They said NOAH (12: Paramount) would be a biblical disaster of epic proportions, but they were wrong.
The Old Testament favourite was sensationalised to make it more profitable and it quickly made three times as much at the box office as the film’s $130million budget.
It’s certainly an impressive spectacle, with Russell Crowe powerfully charismatic throughout in the title role.
But his performance is in marked contrast to the hammy supporting turns by the likes of Anthony Hopkins and Ray Winstone, which feel like they belong to a film extravaganza from a bygone era.
In this blockbuster makeover of the story, Noah is the man chosen by God (here called the Creator) to carry out a momentous rescue mission before apocalyptic floods consume the Earth.
As well as facing the task of shepherding animals into a gigantic ark before the heavens open, Noah is tormented by several big questions, not least why he should be the one chosen as saviour.
And his mission is complicated by his adopted daughter Ila (Emma Watson) and the villainous Tubal-cain (Winstone), who plans on storming the vessel to escape the Creator’s vengeance.
Black Swan director Darren Aronofsky paints a bold story on a broad canvas, although the grandeur of the special effects is interspersed with bouts of navel-gazing.
> Lacklustre black comedy A LONG WAY DOWN (15: Lionsgate) is based on the Nick Hornby novel and centres on four suicidal Londoners.
Although it boasts a classy line-up, the film is overplayed, contrived and unfunny.
The quartet in question are Pierce Brosnan, who’s cast as a disgraced TV presenter; Imogen Poots, an unstable politician’s daughter; Toni Collette, an exhausted mum caring for her disabled son; and Aaron Paul, a failed musician.

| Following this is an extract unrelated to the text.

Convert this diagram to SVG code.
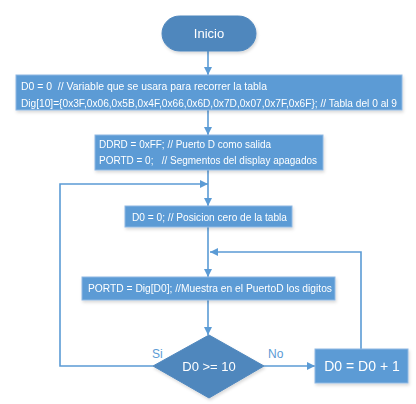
<svg xmlns="http://www.w3.org/2000/svg" width="416" height="404" viewBox="0 0 416 404">
<style>
.box{fill:#5b9bd5;stroke:#8fb8e3;stroke-width:1}
.dark{fill:#4f87bd;stroke:#4f87bd;stroke-width:1}
.t{font-family:"Liberation Sans",Arial,sans-serif;fill:#ffffff;font-size:10px;white-space:pre}
.lbl{font-family:"Liberation Sans",Arial,sans-serif;fill:#5b9bd5;font-size:12px}
.ln{fill:none;stroke:#5b9bd5;stroke-width:1.6}
</style>
<defs>
<marker id="ah" viewBox="0 0 10 10" refX="10" refY="5" markerWidth="8" markerHeight="8" markerUnits="userSpaceOnUse" orient="auto">
<path d="M0,0 L10,5 L0,10 z" fill="#5b9bd5"/>
</marker>
<filter id="sh" x="-10%" y="-10%" width="120%" height="140%">
<feDropShadow dx="1" dy="2" stdDeviation="1.5" flood-color="#000" flood-opacity="0.15"/>
</filter>
</defs>
<g id="connectors">
<line class="ln" x1="208" y1="51" x2="208" y2="75" marker-end="url(#ah)"/>
<line class="ln" x1="208" y1="110" x2="208" y2="135" marker-end="url(#ah)"/>
<line class="ln" x1="208" y1="170" x2="208" y2="206" marker-end="url(#ah)"/>
<line class="ln" x1="208" y1="227" x2="208" y2="277" marker-end="url(#ah)"/>
<line class="ln" x1="208" y1="300" x2="208" y2="335" marker-end="url(#ah)"/>
<polyline class="ln" points="153,366 60,366 60,184 208,184" marker-end="url(#ah)"/>
<line class="ln" x1="264" y1="366" x2="315" y2="366" marker-end="url(#ah)"/>
<polyline class="ln" points="361,349 361,252 210,252" marker-end="url(#ah)"/>
<text class="lbl" x="152" y="358">Si</text>
<text class="lbl" x="268" y="358">No</text>
</g>
<g id="inicio" filter="url(#sh)">
<rect class="dark" x="162" y="16" width="94" height="35" rx="17.5"/>
<text class="t" x="209" y="38" text-anchor="middle" style="font-size:13px">Inicio</text>
</g>
<g id="init" filter="url(#sh)">
<rect class="box" x="16" y="75" width="386" height="35"/>
<text class="t" x="21" y="90" textLength="246" lengthAdjust="spacingAndGlyphs" xml:space="preserve">D0 = 0  // Variable que se usara para recorrer la tabla</text>
<text class="t" x="21" y="107" textLength="376" lengthAdjust="spacingAndGlyphs">Dig[10]={0x3F,0x06,0x5B,0x4F,0x66,0x6D,0x7D,0x07,0x7F,0x6F}; // Tabla del 0 al 9</text>
</g>
<g id="ports" filter="url(#sh)">
<rect class="box" x="95" y="135" width="228" height="35"/>
<text class="t" x="99" y="148" textLength="172" lengthAdjust="spacingAndGlyphs">DDRD = 0xFF; // Puerto D como salida</text>
<text class="t" x="99" y="164" textLength="218" lengthAdjust="spacingAndGlyphs" xml:space="preserve">PORTD = 0;   // Segmentos del display apagados</text>
</g>
<g id="reset" filter="url(#sh)">
<rect class="box" x="125" y="206" width="167" height="21"/>
<text class="t" x="132" y="221" textLength="155" lengthAdjust="spacingAndGlyphs">D0 = 0; // Posicion cero de la tabla</text>
</g>
<g id="show" filter="url(#sh)">
<rect class="box" x="82" y="277" width="253" height="23"/>
<text class="t" x="88" y="292" textLength="244" lengthAdjust="spacingAndGlyphs">PORTD = Dig[D0]; //Muestra en el PuertoD los digitos</text>
</g>
<g id="decision" filter="url(#sh)">
<polygon class="dark" points="209,335 264,366 209,398 153,366"/>
<text class="t" x="209" y="371" text-anchor="middle" style="font-size:13px">D0 &gt;= 10</text>
</g>
<g id="incr" filter="url(#sh)">
<rect class="box" x="315" y="349" width="93" height="34"/>
<text class="t" x="362" y="371" text-anchor="middle" style="font-size:14px">D0 = D0 + 1</text>
</g>
</svg>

One New Year’s Eve they all decide to jump from the same tower block, yet implausibly strapped for space, they decide to hold off taking the plunge until after Valentine’s Day.
Meanwhile, they bond and the movie delves into their back stories.
It’s such a pointless exercise that you may find yourself wishing this depressing bunch had put an end to things six weeks earlier.
> ABOUT LAST NIGHT (15: Sony) is a remake of the 1986 Rob Lowe/Demi Moore film.
Comedy and drama are neatly blended in the tale of two LA couples – one noisy and extrovert, the other quieter and more inward-looking.
We follow them from their first meeting in a bar and through the ups and downs of their stormy relationships.
Directed by Steve Pink and starring Kevin Hart, the plot is sometimes corny, but the dialogue is as smart as the original and the ensemble performances are heartfelt.
> The laughs are of the darkest hue in razor-sharp morality tale CHEAP THRILLS (15: Koch Media), which asks: “What would you do if a stranger offered you piles of cash to do anything on a dare?”
A debt-ridden family man and an old high school buddy are tempted to take up seemingly frivolous bets offered by a thrill-seeking couple they meet in a bar.
As the evening proceeds, the line between need and greed blurs as the wagers become dirtier and more painful.